How do I use the pigeonhole principle for this question?
Number the houses sequentially from 1 to 50. Define 5 pigeonholes using the house numbers (1, 6, 11, ..., 46), (2, 7, 12, ..., 47), ..., (5, 10, 15, ..., 50).
Since you are distributing 26 pigeons into these 5 pigeonholes, one of them receives at least 6 pigeons. Since there are 6 pigeons (i.e. 6 numbers are being chosen), it must be that two of them are adjacent. (You can make this last statement more precise with ANOTHER pigeonhole argument.)
Hint: divide the houses into groups $(1,6,11,\ldots,46), (2,7,12,\ldots,47),$ etc.
Added after the fact: Even easier: consider the pairs $(k,k+5)$ for $1 \le k \pmod {10} \le 5$. There are 25 of them. Only one application of the principle.

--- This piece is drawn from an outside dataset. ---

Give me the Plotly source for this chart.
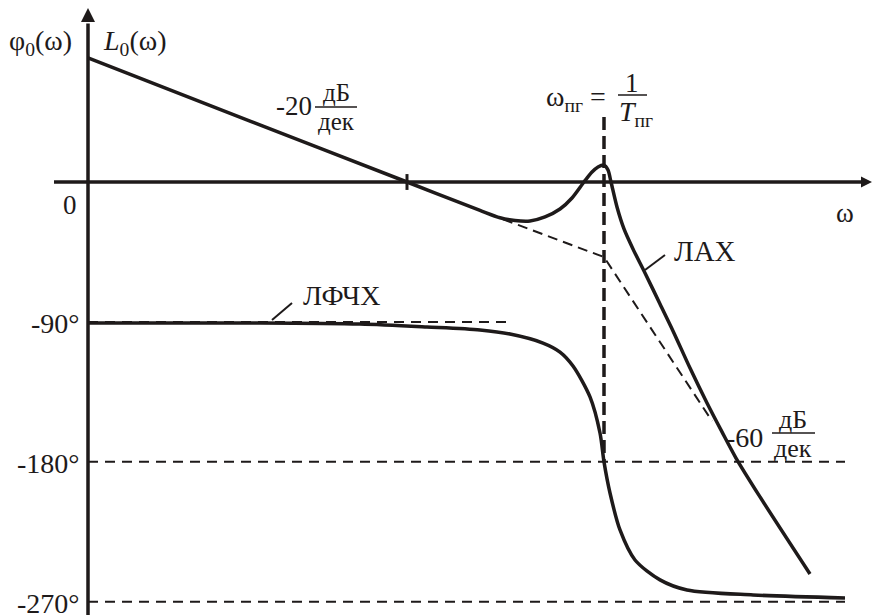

You can also divide the houses in 25 groups of 2 houses:
$(1,6), (2,7), (3,8), (4,9), (5,10)$ and add 10, 20 , 30, 40 for the other $4*5=20$ groups.
26 students, 25 pairs....
You can use the possible remainders after division as your holes. If we number the houses from $1$ to $50$, we can see that $10$ of them have a remainder of $0$ after dividing by $5$, $10$ have a remainder of $1$, and so on. Within each group of ten, I can pick five houses such that none of them are five units apart. This allows me to place $25$ houses ($5$ houses for each of $5$ remainders). Where does the $26^{\text{th}}$ house go?